I am in the air about 3 different guns. I do mostly duck and goose hunting in ND/MN, but also chase pheasants, grouse, and doves. I need to stay under $500 and want an automatic. I am looking at the Baikal MP-153, Stoeger 2000, and the Tristar Diana Mag. I have both good and bad about each of them. Right now I tend to lean towards the Stoeger as I used to own a couple of Benelli's and just loved them (wish I could afford one now). I don't plan on this being the last gun I own, which is part of the reason I want to go cheap this time. But I do want something that will work for the next 3-5 years.

Thanks for the help,

Lenny


----------



## Wld Fowl (May 29, 2006)

I just bought my Stoeger 2000 and I love it.
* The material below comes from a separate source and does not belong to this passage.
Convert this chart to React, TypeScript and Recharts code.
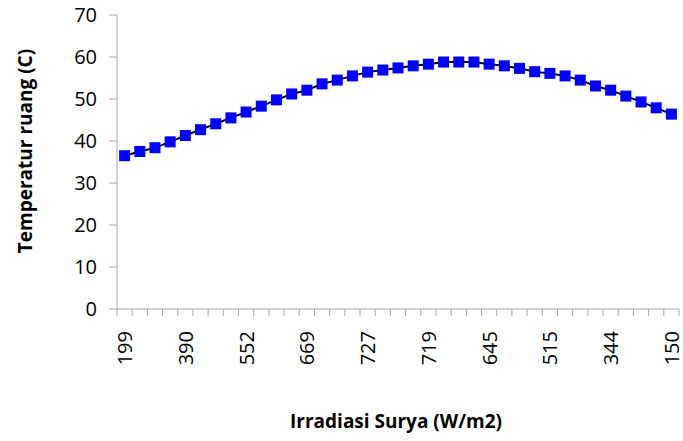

It is fun and shoots great. I like that it operates like a Benelli and I can kill ducks,dove,geese and hopefully some deer.
Ryan


----------



## Remington 7400 (Dec 14, 2005)

I'd go with the Stoeger unless I could find a good Browning or Beretta on the used market.


----------



## usmarine0352 (Nov 26, 2005)

I'd go with the Stoeger if it has the Benelli INERTIA system in it. It's the best Auto ever made.

It's like Ford/Lincoln, Chevy/GMC......same vehicle, different badging.

But it's a great weapon. That's what I'd get.

Tell us what you decide.

:sniper:


----------